For these reasons, the Court declines to impose upon Coyne the burden of showing enough comparable cases to create a statistically significant data base — or for that matter any more than a single truly comparable case. Siemens will be free to argue at trial that the single comparison proves nothing, but it is not entitled to summary judgment on that basis.

B. Pretext

Siemens next argues that even if Coyne has shown a prima facie case of age discrimination, her claim cannot survive summary judgment because she cannot show that Siemens' proffered reasons for her termination — poor performance — are a pretext for discrimination. As we have discussed, however, Coyne has come forward with evidence that her substantially younger, underperfonning colleague was insulated from disciplinary procedures that, applied to Coyne, resulted in her termination. It is undisputed that under Siemens' corrective action policy, employees are placed on performance improvement plans if they fail to improve their performance deficiencies after receiving a verbal warning regarding those deficiencies. Def's Answer to Pl's 56.1 Stmt. ¶ 241. Though Coyne was placed on such a plan and was then terminated, Schmidt was not, despite verbal warnings and continued poor performance. Id. ¶ 257. Though Siemens provides several plausible explanations why Schmidt was not disciplined according to company policy, the question of whether age motivated its decision turns on credibility issues that must be determined by a jury.
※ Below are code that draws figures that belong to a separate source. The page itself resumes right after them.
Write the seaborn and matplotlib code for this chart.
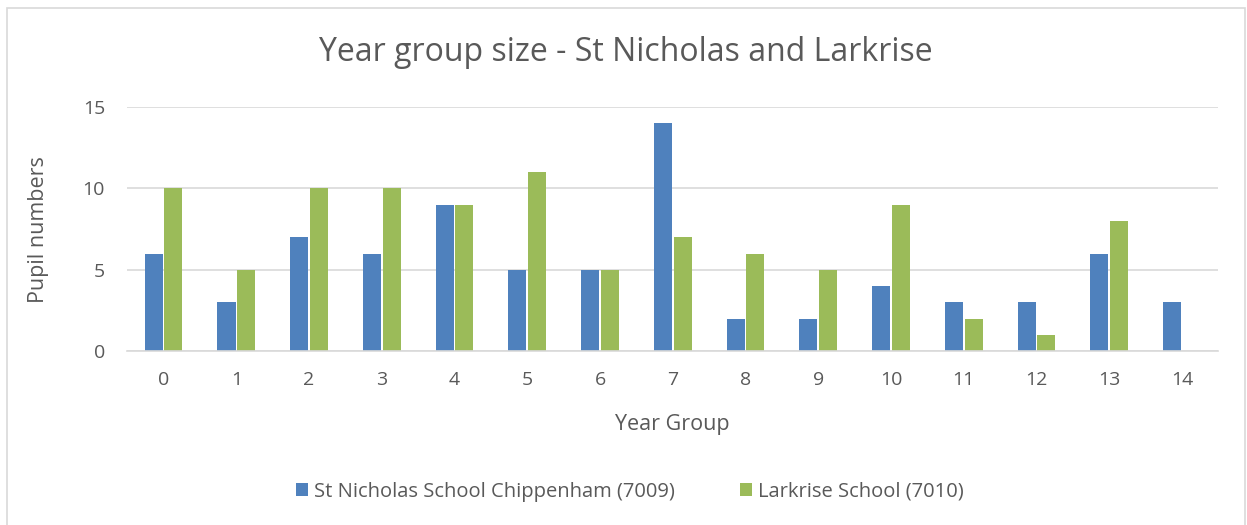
import pandas as pd
import seaborn as sns
import matplotlib.pyplot as plt
from matplotlib.patches import Rectangle

# Dados do gráfico
year_groups = [str(i) for i in range(15)]
st_nicholas = [6, 3, 7, 6, 9, 5, 5, 14, 2, 2, 4, 3, 3, 6, 3]
larkrise = [10, 5, 10, 10, 9, 11, 5, 7, 6, 5, 9, 2, 1, 8, 0]
series_names = ["St Nicholas School Chippenham (7009)", "Larkrise School (7010)"]
colors = ["#4F81BD", "#9BBB59"]

df = pd.DataFrame({
    "Year Group": year_groups * 2,
    "Pupils": st_nicholas + larkrise,
    "School": [series_names[0]] * 15 + [series_names[1]] * 15,
})

sns.set_theme(style="white")
plt.rcParams["font.family"] = ["Open Sans", "DejaVu Sans"]
text_color = "#595959"

fig = plt.figure(figsize=(12.47, 5.25), dpi=100)
ax = fig.add_axes([0.102, 0.331, 0.875, 0.465])

sns.barplot(data=df, x="Year Group", y="Pupils", hue="School",
            order=year_groups, hue_order=series_names, palette=colors,
            width=0.54, gap=0.08, saturation=1, linewidth=0,
            ax=ax, legend=True)

ax.set_ylim(0, 15)
ax.set_yticks([0, 5, 10, 15])
ax.set_xlim(-0.5, 14.5)
ax.grid(axis="y", color="#D9D9D9", linewidth=1.2)
ax.set_axisbelow(True)
for s in ["top", "right", "left"]:
    ax.spines[s].set_visible(False)
ax.spines["bottom"].set_color("#D9D9D9")
ax.spines["bottom"].set_linewidth(1.2)
ax.tick_params(length=0, labelsize=14, labelcolor=text_color)
ax.tick_params(axis="x", pad=14)
ax.tick_params(axis="y", pad=16)

ax.set_xlabel("Year Group", fontsize=15.5, color=text_color, labelpad=18)
ax.set_ylabel("Pupil numbers", fontsize=15.5, color=text_color, labelpad=24)
fig.text(0.502, 0.90, "Year group size - St Nicholas and Larkrise",
         ha="center", va="center", fontsize=23, color=text_color)

handles, labels = ax.get_legend_handles_labels()
ax.get_legend().remove()
fig.legend(handles, labels, loc="center", bbox_to_anchor=(0.505, 0.063),
           ncol=2, frameon=False, fontsize=14.5, labelcolor=text_color,
           handlelength=0.6, handleheight=0.6, handletextpad=0.3,
           columnspacing=3.2)

# Moldura do gráfico
fig.patches.append(Rectangle((7 / 1247, -0.05), 1238 / 1247, 1 - 8 / 525 + 0.05,
                             transform=fig.transFigure, fill=False,
                             edgecolor="#D9D9D9", linewidth=1.2))

fig.savefig("out.png", dpi=100)
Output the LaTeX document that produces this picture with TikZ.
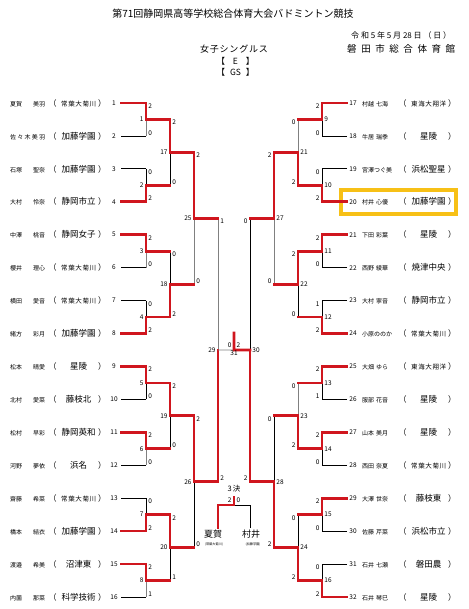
\documentclass[tikz,border=0pt]{standalone}
\usepackage{fontspec}
\setmainfont{Noto Sans CJK JP}
\usetikzlibrary{positioning}
\definecolor{winred}{RGB}{208,22,30}
\definecolor{markyellow}{RGB}{247,192,22}
\newcommand\tsz[1]{\fontsize{#1}{#1}\selectfont}
\newcommand\schL[1]{\tsz{8.5}#1}
\newcommand\schS[1]{\makebox[35pt][s]{\tsz{6.5}#1}}
\newcommand\kiku{\schS{常\hfil 葉\hfil 大\hfil 菊\hfil 川}}
\newcommand\shoyo{\schS{東\hfil 海\hfil 大\hfil 翔\hfil 洋}}
\newcommand\lname[1]{\makebox[35pt][s]{\tsz{6}\def\ngap{\hfill}\def\cgap{\hfil}#1}}
\newcommand\rname[1]{\makebox[33pt][l]{\tsz{6}\def\ngap{\hspace{2pt}}\def\cgap{}#1}}
\newcommand\entry[2]{#1\makebox[15pt]{\tsz{8}（}\makebox[37pt]{#2}\hspace{1pt}\makebox[9pt][l]{\tsz{8}）}}
\tikzset{
  win/.style={draw=winred, line width=2.8pt, line cap=rect},
  lose/.style={draw=black, line width=0.8pt},
  lostyle/.style={draw=\lc, line width=0.8pt},
  score/.style={font=\tsz{6.5}, inner sep=0.6pt},
  tL/.style={anchor=north west, xshift=1.6pt}, tR/.style={anchor=north east, xshift=-1.6pt},
  bL/.style={anchor=south west, xshift=1.6pt}, bR/.style={anchor=south east, xshift=-1.6pt},
  nL/.style={anchor=east, xshift=-1.6pt}, nR/.style={anchor=west, xshift=1.6pt},
  entrant/.style={anchor=west, inner sep=0pt},
  pnum/.style={font=\tsz{6.5}, inner sep=0pt},
  head/.style={inner sep=0pt}
}
\begin{document}
\begin{tikzpicture}[x=1pt,y=-1pt]
\useasboundingbox (0,0) rectangle (468,609);
\node[head, font=\tsz{10}] (title) at (233,14) {第71回静岡県高等学校総合体育大会バドミントン競技};
\node[head, anchor=west] (date) at (351,35) {\makebox[100pt][s]{\tsz{8}令\hfil 和\hfil 5\hfil 年\hfil 5\hfil 月\hfil 28\hfil 日\hfil （\hfil 日\hfil ）}};
\node[head, anchor=west] (hall) at (347,48.5) {\makebox[108pt][s]{\tsz{9.5}磐\hfil 田\hfil 市\hfil 総\hfil 合\hfil 体\hfil 育\hfil 館}};
\node[head] (event) at (234,49) {\makebox[68pt][s]{\tsz{9}女\hfil 子\hfil シ\hfil ン\hfil グ\hfil ル\hfil ス}};
\node[head] (grade) at (235.5,61) {\makebox[38pt][s]{\tsz{8.5}【\hfil E\hfil 】}};
\node[head] (pool) at (235.5,72.5) {\makebox[38pt][s]{\tsz{8.5}【\hfil GS\hfil 】}};
\draw[markyellow, line width=3.5pt] (341,190) rectangle (456,214);
\foreach \i/\nm/\sc in {1/{夏賀\ngap 美羽}/\kiku, 2/{佐\cgap 々\cgap 木\cgap 美\cgap 羽}/{\schL{加藤学園}},
  3/{石塚\ngap 聖奈}/{\schL{加藤学園}}, 4/{大村\ngap 怜奈}/{\schL{静岡市立}},
  5/{中澤\ngap 桃音}/{\schL{静岡女子}}, 6/{櫻井\ngap 理心}/\kiku,
  7/{横田\ngap 愛音}/\kiku, 8/{緒方\ngap 彩月}/{\schL{加藤学園}},
  9/{松本\ngap 晴愛}/{\schL{星陵}}, 10/{北村\ngap 愛菜}/{\schL{藤枝北}},
  11/{松村\ngap 早彩}/{\schL{静岡英和}}, 12/{河野\ngap 夢依}/{\schL{浜名}},
  13/{齋藤\ngap 希菜}/\kiku, 14/{橋本\ngap 結衣}/{\schL{加藤学園}},
  15/{渡邉\ngap 希美}/{\schL{沼津東}}, 16/{内薗\ngap 那菜}/{\schL{科学技術}}}{
  \pgfmathsetmacro\y{103+32.93*(\i-1)}
  \coordinate (p\i) at (121,\y);
  \node[pnum] (no\i) at (114,\y) {\i};
  \node[entrant] (pl\i) at (10,\y) {\entry{\lname{\nm}}{\sc}};
}
\foreach \i/\nm/\sc in {17/{村越\ngap 七海}/\shoyo, 18/{牛居\ngap 瑞季}/{\schL{星陵}},
  19/{宮\cgap 澤\cgap つ\cgap ぐ\cgap 美}/{\schL{浜松聖星}}, 20/{村井\ngap 心優}/{\schL{加藤学園}},
  21/{下田\ngap 彩葉}/{\schL{星陵}}, 22/{西野\ngap 綾華}/{\schL{焼津中央}},
  23/{大村\ngap 寧音}/{\schL{静岡市立}}, 24/{小\cgap 原\cgap の\cgap の\cgap か}/\kiku,
  25/{大畑\ngap ゆら}/\shoyo, 26/{服部\ngap 花音}/{\schL{星陵}},
  27/{山本\ngap 美月}/{\schL{星陵}}, 28/{西田\ngap 奈夏}/\kiku,
  29/{大澤\ngap 世奈}/{\schL{藤枝東}}, 30/{佐藤\ngap 芹菜}/{\schL{浜松市立}},
  31/{石井\ngap 七瀬}/{\schL{磐田農}}, 32/{石井\ngap 琴巳}/{\schL{星陵}}}{
  \pgfmathsetmacro\y{103+32.93*(\i-17)}
  \coordinate (p\i) at (347,\y);
  \node[pnum] (no\i) at (353,\y) {\i};
  \node[entrant] (pl\i) at (362,\y) {\entry{\rname{\nm}}{\sc}};
}
\foreach \n/\r/\j/\sd/\w/\st/\sb/\lc/\ct/\cb in {
  1/1/0/L/1/2/0/gray/p1/p2, 2/1/1/L/2/0/2/black/p3/p4, 3/1/2/L/1/2/0/gray/p5/p6,
  4/1/3/L/2/0/2/black/p7/p8, 5/1/4/L/1/2/0/black/p9/p10, 6/1/5/L/1/2/0/gray/p11/p12,
  7/1/6/L/2/0/2/black/p13/p14, 8/1/7/L/1/2/1/gray/p15/p16,
  9/1/0/R/1/2/0/black/p17/p18, 10/1/1/R/2/0/2/black/p19/p20, 11/1/2/R/1/2/0/black/p21/p22,
  12/1/3/R/2/1/2/black/p23/p24, 13/1/4/R/1/2/1/black/p25/p26, 14/1/5/R/1/2/0/black/p27/p28,
  15/1/6/R/1/2/0/black/p29/p30, 16/1/7/R/2/0/2/black/p31/p32,
  17/2/0/L/1/2/0/black/m1/m2, 18/2/1/L/2/0/2/black/m3/m4,
  19/2/2/L/1/2/0/black/m5/m6, 20/2/3/L/1/2/1/black/m7/m8,
  21/2/0/R/2/0/2/gray/m9/m10, 22/2/1/R/1/2/0/black/m11/m12,
  23/2/2/R/2/0/2/gray/m13/m14, 24/2/3/R/2/0/2/black/m15/m16,
  25/3/0/L/1/2/0/gray/m17/m18, 26/3/1/L/1/2/0/black/m19/m20,
  27/3/0/R/1/2/0/gray/m21/m22, 28/3/1/R/2/0/2/black/m23/m24,
  29/4/0/L/2/1/2/gray/m25/m26, 30/4/0/R/2/0/2/black/m27/m28}{
  \if L\sd \def\sg{1}\else \def\sg{-1}\fi
  \pgfmathsetmacro\x{234-(\sg)*(112-24*\r)}
  \pgfmathsetmacro\ym{103+32.93*(2^\r*\j+(2^\r-1)/2)}
  \pgfmathsetmacro\h{32.93*2^\r/4}
  \coordinate (m\n) at (\x,\ym);
  \coordinate (mt\n) at (\x,{\ym-\h});
  \coordinate (mb\n) at (\x,{\ym+\h});
  \ifnum\w=1 \def\wh{t}\def\lh{b}\let\wc\ct\let\lcn\cb
  \else \def\wh{b}\def\lh{t}\let\wc\cb\let\lcn\ct\fi
  \draw[lostyle] (m\lh\n) -- (m\n);
  \ifnum\r=1 \draw[lose] (\lcn) -- (m\lh\n);
  \else \draw[win] (\lcn) -- (m\lh\n);\fi
  \draw[win] (\wc) -- (m\wh\n) -- (m\n);
  \node[score, t\sd] (st\n) at (mt\n) {\st};
  \node[score, b\sd] (sb\n) at (mb\n) {\sb};
  \node[score, n\sd] (ln\n) at (m\n) {\n};
}
\coordinate (m31) at (234,350);
\coordinate (f31) at (234,333);
\draw[lose, gray] (m29) -- (m31);
\draw[win] (m30) -- (m31) -- (f31);
\node[score, anchor=east] (sa31) at (232.2,345) {0};
\node[score, anchor=west] (sc31) at (235.8,345) {2};
\node[score, anchor=north] (ln31) at (m31) {31};
\coordinate (m3rd) at (234,505);
\coordinate (f3rd) at (234,497);
\coordinate (c3l) at (218,505);
\coordinate (c3r) at (250,505);
\coordinate (d3l) at (218,528);
\coordinate (d3r) at (250,528);
\draw[lose] (d3r) -- (c3r) -- (m3rd);
\draw[win] (d3l) -- (c3l) -- (m3rd) -- (f3rd);
\node[score, font=\tsz{7.5}] (k3rd) at (234,489) {3\,決};
\node[score, anchor=east] (sa3rd) at (232.2,500.5) {2};
\node[score, anchor=west] (sc3rd) at (235.8,500.5) {0};
\node[head, font=\tsz{9}] (nm3l) at (213,534) {夏賀};
\node[head, font=\tsz{3.2}] (sch3l) at (214,544.5) {(常葉大菊川)};
\node[head, font=\tsz{9}] (nm3r) at (251,534) {村井};
\node[head, font=\tsz{3.2}] (sch3r) at (253,544.5) {(加藤学園)};
\end{tikzpicture}
\end{document}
C. Siemens' Motion to Strike

The court acknowledges Siemens' motion to strike portions of Coyne's Local Rule 56.1 Statement of Material Facts. Because none of the evidentiary material that Siemens challenges is necessary to our resolution of its motion for summary judgment, its motion to strike is denied as moot.


For the reasons stated above, the Court denies defendant's motion for summary judgment [docket item 8-1]. Defendant's motion to strike [docket item 19-1] is denied as moot. The case is set for a status hearing on April 3, 2003 at 9:30 a.m. for the purpose of setting a trial date.